Kaikini’s ‘No Presents Please’ has certain surrealism to it, a feeling that is brought about by characters pushed into the everyday mayhem of life in Mumbai and how the city accepts its all with an open heart and sustains countless souls.
A bachelor faces a strange and sudden wedding proposal, a young girl tries to comfort her father, a woman forced to do odd jobs in order to survive, an old man stuck in Mumbai rains trying to cling to dear life for six more months, a man desperate seeking the comforts of home during the festival of Ganesh Chaturthi and many such stories set in The City of Dreams.
Translated from Kannada by Tejaswini Niranjana, these stories are translated keeping in mind the backdrop, the language and the typical way of life the Mumbaikars lead. The translation maintained the essence of these stories and reading them felt like stepping into the suburbs of Mumbai, traveling through the crowded streets and trains and looking into the city through the character’s eyes.
The stories are not about Mumbai, but how the city brings out the best in people and how these people, born from its belly cling to the city for dear life. Most stories are open-ended as if the author has said all he had to but leaves it up to the reader to take away whatever bits of people and the city’s life they want to.

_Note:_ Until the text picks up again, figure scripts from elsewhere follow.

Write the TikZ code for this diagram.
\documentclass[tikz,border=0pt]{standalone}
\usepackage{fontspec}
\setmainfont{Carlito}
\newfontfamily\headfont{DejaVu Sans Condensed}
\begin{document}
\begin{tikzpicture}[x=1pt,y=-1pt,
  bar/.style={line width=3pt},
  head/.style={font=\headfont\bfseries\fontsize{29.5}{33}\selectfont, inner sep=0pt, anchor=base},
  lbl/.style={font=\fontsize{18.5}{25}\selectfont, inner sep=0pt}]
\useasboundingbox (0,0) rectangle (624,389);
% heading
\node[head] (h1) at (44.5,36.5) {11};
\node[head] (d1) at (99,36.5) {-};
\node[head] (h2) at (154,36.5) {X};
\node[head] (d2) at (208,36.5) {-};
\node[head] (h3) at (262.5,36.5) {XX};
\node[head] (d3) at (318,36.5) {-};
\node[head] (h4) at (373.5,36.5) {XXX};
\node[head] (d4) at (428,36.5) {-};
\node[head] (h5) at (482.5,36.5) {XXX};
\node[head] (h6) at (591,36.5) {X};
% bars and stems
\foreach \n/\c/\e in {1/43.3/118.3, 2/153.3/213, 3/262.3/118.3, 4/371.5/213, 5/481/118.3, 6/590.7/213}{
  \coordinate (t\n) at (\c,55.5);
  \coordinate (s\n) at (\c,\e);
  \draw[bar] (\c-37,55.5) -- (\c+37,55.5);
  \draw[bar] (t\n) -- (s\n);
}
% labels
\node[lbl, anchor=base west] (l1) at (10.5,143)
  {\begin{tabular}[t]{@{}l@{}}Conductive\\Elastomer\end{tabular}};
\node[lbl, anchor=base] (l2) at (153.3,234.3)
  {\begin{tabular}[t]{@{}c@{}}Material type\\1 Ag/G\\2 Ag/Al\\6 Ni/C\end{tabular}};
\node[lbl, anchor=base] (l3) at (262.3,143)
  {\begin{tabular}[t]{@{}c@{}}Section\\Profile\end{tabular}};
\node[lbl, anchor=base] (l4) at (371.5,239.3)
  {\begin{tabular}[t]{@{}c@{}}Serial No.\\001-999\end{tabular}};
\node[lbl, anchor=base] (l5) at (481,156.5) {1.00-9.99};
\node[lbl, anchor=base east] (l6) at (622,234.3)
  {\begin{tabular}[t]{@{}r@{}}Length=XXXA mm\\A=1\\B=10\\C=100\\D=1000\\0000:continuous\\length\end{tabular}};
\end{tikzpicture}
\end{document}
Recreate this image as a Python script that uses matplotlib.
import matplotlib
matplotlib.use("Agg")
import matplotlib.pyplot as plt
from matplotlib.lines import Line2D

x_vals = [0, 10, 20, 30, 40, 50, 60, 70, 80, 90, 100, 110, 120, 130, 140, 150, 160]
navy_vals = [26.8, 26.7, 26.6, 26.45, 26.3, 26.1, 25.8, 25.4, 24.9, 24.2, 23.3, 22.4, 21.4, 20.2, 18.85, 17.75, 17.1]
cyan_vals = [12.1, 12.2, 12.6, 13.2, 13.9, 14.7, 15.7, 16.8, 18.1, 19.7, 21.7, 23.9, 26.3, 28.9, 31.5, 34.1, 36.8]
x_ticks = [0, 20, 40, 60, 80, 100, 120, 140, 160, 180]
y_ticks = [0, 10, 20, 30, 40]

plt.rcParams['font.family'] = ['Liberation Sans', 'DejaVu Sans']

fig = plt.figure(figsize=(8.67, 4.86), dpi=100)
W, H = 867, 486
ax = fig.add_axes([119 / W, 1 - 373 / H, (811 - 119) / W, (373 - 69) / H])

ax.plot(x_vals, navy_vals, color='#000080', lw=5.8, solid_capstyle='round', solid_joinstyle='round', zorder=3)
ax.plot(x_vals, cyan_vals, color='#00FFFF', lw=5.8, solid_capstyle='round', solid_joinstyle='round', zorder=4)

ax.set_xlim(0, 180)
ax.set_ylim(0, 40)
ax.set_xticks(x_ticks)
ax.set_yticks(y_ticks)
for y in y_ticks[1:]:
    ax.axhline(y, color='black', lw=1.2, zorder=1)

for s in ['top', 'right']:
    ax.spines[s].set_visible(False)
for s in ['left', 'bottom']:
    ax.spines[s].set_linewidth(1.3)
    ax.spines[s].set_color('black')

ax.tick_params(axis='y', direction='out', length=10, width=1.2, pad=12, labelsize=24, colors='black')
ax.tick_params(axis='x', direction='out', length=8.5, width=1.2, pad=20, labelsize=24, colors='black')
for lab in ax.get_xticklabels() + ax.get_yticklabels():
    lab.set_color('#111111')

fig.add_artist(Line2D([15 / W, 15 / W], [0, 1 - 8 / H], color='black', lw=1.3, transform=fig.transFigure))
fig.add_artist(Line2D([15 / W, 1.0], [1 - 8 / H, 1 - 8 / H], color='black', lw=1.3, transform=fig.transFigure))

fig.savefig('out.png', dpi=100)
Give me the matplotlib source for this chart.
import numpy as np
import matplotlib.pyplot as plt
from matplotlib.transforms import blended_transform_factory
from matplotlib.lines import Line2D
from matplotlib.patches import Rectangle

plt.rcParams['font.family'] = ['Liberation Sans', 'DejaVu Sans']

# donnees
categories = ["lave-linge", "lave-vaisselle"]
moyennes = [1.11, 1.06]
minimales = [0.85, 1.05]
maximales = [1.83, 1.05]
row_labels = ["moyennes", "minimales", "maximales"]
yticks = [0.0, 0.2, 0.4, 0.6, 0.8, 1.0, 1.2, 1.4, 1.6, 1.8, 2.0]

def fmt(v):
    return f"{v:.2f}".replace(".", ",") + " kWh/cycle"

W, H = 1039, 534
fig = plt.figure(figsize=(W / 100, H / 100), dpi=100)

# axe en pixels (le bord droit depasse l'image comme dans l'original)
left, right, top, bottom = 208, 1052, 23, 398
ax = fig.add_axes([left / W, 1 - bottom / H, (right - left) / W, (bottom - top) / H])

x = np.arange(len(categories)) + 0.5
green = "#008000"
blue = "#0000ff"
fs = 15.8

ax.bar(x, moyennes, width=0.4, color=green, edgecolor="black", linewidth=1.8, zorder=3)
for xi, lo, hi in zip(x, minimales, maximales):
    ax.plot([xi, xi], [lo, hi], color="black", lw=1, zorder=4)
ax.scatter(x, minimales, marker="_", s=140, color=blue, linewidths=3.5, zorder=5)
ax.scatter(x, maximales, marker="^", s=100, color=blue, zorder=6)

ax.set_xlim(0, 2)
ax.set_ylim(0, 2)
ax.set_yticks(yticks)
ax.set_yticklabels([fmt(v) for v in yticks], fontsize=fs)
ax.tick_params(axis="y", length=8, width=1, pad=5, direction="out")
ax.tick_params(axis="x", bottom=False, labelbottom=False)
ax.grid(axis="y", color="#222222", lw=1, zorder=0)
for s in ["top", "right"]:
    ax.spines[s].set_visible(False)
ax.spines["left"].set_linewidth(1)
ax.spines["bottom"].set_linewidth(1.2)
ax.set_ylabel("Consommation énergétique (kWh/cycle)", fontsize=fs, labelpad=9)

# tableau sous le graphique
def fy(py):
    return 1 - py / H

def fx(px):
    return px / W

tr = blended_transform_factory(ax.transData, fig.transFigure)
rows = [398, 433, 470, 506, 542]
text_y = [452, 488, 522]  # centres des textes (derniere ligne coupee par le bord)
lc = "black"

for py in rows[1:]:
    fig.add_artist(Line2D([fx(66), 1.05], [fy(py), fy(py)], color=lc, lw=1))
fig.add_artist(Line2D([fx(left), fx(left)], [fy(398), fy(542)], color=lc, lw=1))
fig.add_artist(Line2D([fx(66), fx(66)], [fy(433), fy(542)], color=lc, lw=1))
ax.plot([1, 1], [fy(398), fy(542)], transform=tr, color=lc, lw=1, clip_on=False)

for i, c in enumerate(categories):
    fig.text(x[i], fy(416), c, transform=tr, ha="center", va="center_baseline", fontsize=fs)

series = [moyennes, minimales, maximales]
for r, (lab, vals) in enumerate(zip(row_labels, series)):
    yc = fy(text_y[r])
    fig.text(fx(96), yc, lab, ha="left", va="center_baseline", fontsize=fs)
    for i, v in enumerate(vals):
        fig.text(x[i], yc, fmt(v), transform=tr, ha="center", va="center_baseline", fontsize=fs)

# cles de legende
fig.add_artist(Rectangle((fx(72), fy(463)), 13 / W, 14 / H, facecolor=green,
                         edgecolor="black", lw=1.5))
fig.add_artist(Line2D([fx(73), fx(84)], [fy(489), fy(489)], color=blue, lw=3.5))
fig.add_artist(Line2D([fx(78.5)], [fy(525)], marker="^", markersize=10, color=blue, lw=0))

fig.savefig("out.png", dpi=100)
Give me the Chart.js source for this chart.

Other than Murakami, I have never felt this attached to a collection of stories like this one. The words formed a bond with me and I could see the author’s love for this city and its people. Even when I didn’t like a story, I loved bits of it here and there. These stories contain emotions and a certain thrill to them that eventually ends into a thoughtful and ordinary conclusion.
I can not recommend this book enough. These stories are heartfelt and you feel it with every word you read.